Short exercise:
Below, locate the line that contains "Convert this chart to Bokeh code.". Repeat exactly from that line to the line that contains "from bokeh.resources import INLINE", inclusive, leaving out the pictures.

Records for the task:
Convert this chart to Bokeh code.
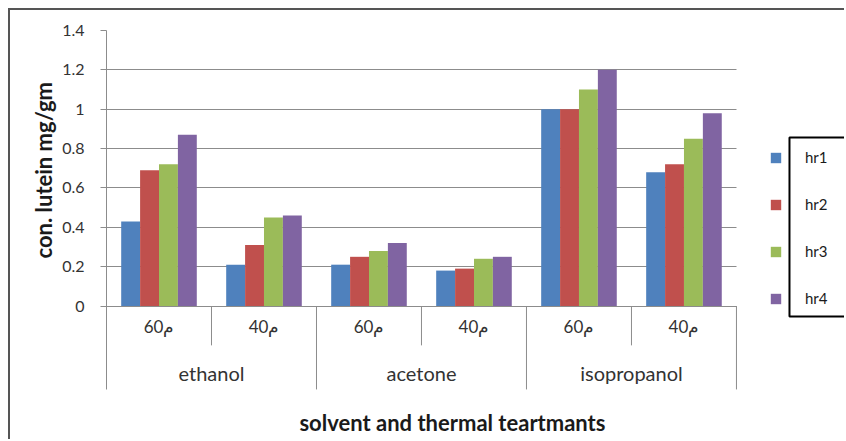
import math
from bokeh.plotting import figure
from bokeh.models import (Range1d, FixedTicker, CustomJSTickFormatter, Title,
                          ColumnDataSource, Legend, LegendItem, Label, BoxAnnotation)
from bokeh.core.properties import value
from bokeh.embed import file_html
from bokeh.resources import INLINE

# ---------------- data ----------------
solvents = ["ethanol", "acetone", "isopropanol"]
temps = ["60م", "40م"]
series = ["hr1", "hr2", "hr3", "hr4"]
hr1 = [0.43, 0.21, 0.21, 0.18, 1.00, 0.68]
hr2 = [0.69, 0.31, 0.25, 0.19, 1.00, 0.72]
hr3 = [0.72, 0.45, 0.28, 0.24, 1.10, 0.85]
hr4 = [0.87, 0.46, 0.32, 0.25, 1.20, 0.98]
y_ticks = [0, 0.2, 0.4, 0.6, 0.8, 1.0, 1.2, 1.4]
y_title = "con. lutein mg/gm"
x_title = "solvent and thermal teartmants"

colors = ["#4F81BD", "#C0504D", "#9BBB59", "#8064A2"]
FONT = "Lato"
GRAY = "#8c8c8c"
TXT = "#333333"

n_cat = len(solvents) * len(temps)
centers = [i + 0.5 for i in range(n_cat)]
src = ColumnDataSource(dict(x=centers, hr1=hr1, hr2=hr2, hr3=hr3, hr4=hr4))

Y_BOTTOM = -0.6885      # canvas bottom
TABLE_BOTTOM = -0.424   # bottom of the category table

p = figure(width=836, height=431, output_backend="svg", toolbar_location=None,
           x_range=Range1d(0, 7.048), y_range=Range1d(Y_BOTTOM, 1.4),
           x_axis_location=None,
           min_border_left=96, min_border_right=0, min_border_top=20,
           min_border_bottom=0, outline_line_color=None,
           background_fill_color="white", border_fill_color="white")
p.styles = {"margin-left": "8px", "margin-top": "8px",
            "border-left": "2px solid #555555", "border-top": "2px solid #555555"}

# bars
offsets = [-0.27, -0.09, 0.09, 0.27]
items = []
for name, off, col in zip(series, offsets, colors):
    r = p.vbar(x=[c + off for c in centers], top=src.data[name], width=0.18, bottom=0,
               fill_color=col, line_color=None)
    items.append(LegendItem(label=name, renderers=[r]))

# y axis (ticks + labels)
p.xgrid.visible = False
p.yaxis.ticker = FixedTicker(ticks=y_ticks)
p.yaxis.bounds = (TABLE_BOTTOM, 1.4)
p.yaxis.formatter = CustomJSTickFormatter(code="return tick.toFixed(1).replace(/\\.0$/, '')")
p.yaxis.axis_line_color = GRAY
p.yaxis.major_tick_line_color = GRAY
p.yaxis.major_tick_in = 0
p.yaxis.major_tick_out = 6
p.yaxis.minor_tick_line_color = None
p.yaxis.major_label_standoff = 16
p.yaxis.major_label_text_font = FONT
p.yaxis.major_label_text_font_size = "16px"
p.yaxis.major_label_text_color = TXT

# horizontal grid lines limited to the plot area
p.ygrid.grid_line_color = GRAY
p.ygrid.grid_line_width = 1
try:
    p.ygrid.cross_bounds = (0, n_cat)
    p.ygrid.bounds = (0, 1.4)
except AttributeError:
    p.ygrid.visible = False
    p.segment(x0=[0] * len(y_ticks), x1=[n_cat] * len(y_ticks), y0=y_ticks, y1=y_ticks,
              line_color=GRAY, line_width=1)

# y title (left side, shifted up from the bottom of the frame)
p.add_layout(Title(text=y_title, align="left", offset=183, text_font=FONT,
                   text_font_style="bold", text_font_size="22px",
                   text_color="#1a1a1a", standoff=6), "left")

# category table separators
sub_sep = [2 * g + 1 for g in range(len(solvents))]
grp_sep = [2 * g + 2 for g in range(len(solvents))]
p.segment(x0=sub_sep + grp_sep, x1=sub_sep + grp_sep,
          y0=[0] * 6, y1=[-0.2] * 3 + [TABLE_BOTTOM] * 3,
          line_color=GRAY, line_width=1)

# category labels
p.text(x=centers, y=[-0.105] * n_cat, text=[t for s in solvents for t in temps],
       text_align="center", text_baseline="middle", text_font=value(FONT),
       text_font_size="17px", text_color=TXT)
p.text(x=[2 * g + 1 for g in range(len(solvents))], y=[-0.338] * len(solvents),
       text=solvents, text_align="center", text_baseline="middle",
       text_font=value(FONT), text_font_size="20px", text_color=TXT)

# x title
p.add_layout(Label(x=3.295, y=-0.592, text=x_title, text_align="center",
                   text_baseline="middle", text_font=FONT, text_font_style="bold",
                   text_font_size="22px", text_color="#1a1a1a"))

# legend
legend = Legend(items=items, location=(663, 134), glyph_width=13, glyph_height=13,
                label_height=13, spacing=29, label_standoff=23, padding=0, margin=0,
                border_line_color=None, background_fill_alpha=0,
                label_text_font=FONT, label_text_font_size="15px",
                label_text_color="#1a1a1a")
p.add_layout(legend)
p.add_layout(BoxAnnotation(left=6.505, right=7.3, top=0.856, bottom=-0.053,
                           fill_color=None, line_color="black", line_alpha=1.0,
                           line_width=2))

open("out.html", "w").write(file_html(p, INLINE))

---

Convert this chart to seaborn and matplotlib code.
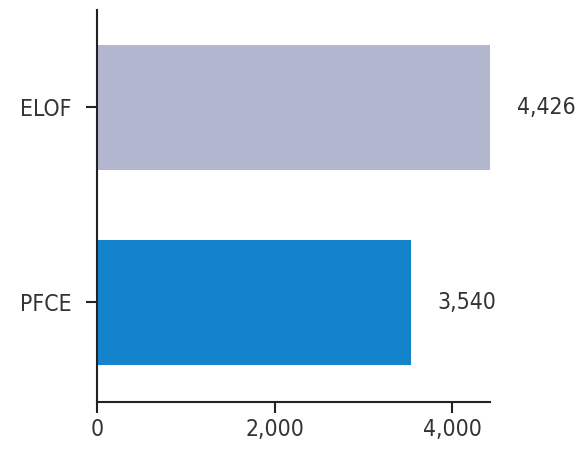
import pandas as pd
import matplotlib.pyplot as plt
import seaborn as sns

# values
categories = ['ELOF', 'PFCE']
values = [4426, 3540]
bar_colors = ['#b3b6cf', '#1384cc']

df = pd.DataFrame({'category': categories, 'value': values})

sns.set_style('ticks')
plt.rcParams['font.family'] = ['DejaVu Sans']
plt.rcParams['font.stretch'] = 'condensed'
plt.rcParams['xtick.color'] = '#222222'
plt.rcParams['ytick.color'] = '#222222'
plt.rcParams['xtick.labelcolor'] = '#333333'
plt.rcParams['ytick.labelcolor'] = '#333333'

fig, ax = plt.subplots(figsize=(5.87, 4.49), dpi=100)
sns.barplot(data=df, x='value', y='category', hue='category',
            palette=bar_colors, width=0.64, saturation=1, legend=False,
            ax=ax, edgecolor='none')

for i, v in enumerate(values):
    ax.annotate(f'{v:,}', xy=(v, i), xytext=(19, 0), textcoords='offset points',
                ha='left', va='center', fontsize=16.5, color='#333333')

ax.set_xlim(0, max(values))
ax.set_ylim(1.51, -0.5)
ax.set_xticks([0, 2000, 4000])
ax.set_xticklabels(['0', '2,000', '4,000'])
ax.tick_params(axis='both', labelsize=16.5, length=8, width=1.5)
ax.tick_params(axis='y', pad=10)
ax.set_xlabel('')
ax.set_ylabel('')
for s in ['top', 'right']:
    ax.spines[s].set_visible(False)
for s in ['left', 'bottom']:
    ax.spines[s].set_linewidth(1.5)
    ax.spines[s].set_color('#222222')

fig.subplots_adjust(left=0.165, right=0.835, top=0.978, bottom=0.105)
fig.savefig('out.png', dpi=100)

Solution:
Convert this chart to Bokeh code.
import math
from bokeh.plotting import figure
from bokeh.models import (Range1d, FixedTicker, CustomJSTickFormatter, Title,
                          ColumnDataSource, Legend, LegendItem, Label, BoxAnnotation)
from bokeh.core.properties import value
from bokeh.embed import file_html
from bokeh.resources import INLINE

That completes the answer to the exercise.